Russell Kirk, A Program for Conservatives (1954 and 1962) pp. 267-268. From Permanent Things, the RK list on Yahoo.


When I wonder why I still call myself a Conservative, let me recall this.

Date: 2007-06-11 12:57 am (UTC)
From: [identity profile] dap6000.livejournal.com
i miss real conservatives. they were good people. and of course they're still around, you just don't see them on TV (or in office) very much anymore.

You Are...

Date: 2007-06-11 03:04 am (UTC)
From: [identity profile] publius-aelius.livejournal.com
...a "conservative," rather than a fascist--which means that you very likely will never be able again in your life to vote for a Republican Presidential candidate.
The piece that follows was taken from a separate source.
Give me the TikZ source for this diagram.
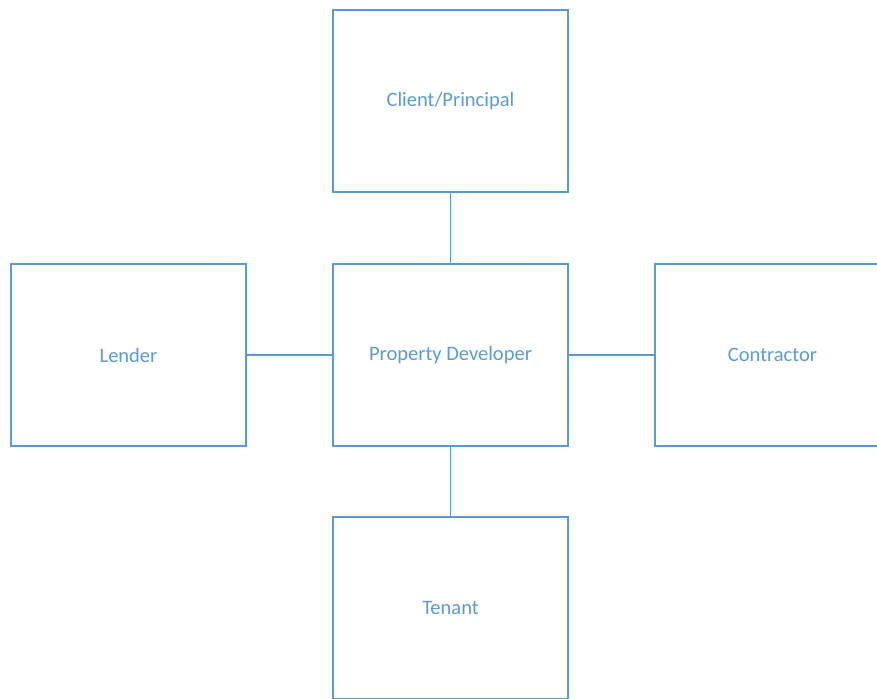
\documentclass[tikz,border=0pt]{standalone}
\usepackage{fontspec}
\setmainfont{Carlito}
\usetikzlibrary{positioning}
\definecolor{officeblue}{HTML}{5B9BD5}

\tikzset{
  party/.style={draw=officeblue, line width=1.4pt, text=officeblue,
    minimum width=235pt, minimum height=182pt, inner sep=0pt, outer sep=0pt,
    font=\fontsize{20.5}{24}\selectfont},
  link/.style={draw=officeblue, line width=1.4pt}
}

\begin{document}
\begin{tikzpicture}[x=1pt,y=1pt]
\useasboundingbox (0,0) rectangle (877,-698);

% the developer sits in the middle
\node[party] (dev) at (450.5,-355) {Property Developer};
\node[party, above=72pt of dev] (client) {Client/Principal};
\node[party, below=71pt of dev] (tenant) {Tenant};
\node[party, left=87pt of dev] (lender) {Lender};
\node[party, right=87pt of dev] (contractor) {Contractor};

\foreach \other in {client,tenant,lender,contractor}{
  \draw[link] (dev) -- (\other);
}
\end{tikzpicture}
\end{document}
A lot of people think the explanation for this is found in big-government economic and financial policies, as they were gradually adopted by the Republican Party. I don't; as a former Southerner, I am very much aware of how neatly the policies of massive government expenditures have sorted well with the nuanced racism and the fetishizing of uniforms and military adventures that are the spice of life for "Dixiecrats." Nixon began the "chicken-frying" of Amerikan politics in order to restore "freedom of choice" (NO "FORCED BUSING"!) to the Amerikan South, and Reagan finished it by demonizing the government for every kind of activity except those favoured by the "military industrial complex." Barry Goldwater wouldn't recognise the modern Republican Party as "conservative," and William F. Buckley clearly doesn't any more.

George W. Bush is NOT a traditional Republican. He is, instead, a Texas "Dixiecrat." Goldwater was a fine libertarian gentleman, who simply didn't understand the politics of "containment" and the nuclear age.

Date: 2007-06-11 03:38 am (UTC)
From: [identity profile] kirwar4face.livejournal.com
I often think that without the awful example of Hiroshima, we might have lobbed a few missles at the Russians just to see what those babies would do in a real fight.

Date: 2007-06-12 09:34 pm (UTC)
From: [identity profile] thecatinside.livejournal.com
Thank you for this. I am not a conservative, but this is a position I can certainly understand and agree with.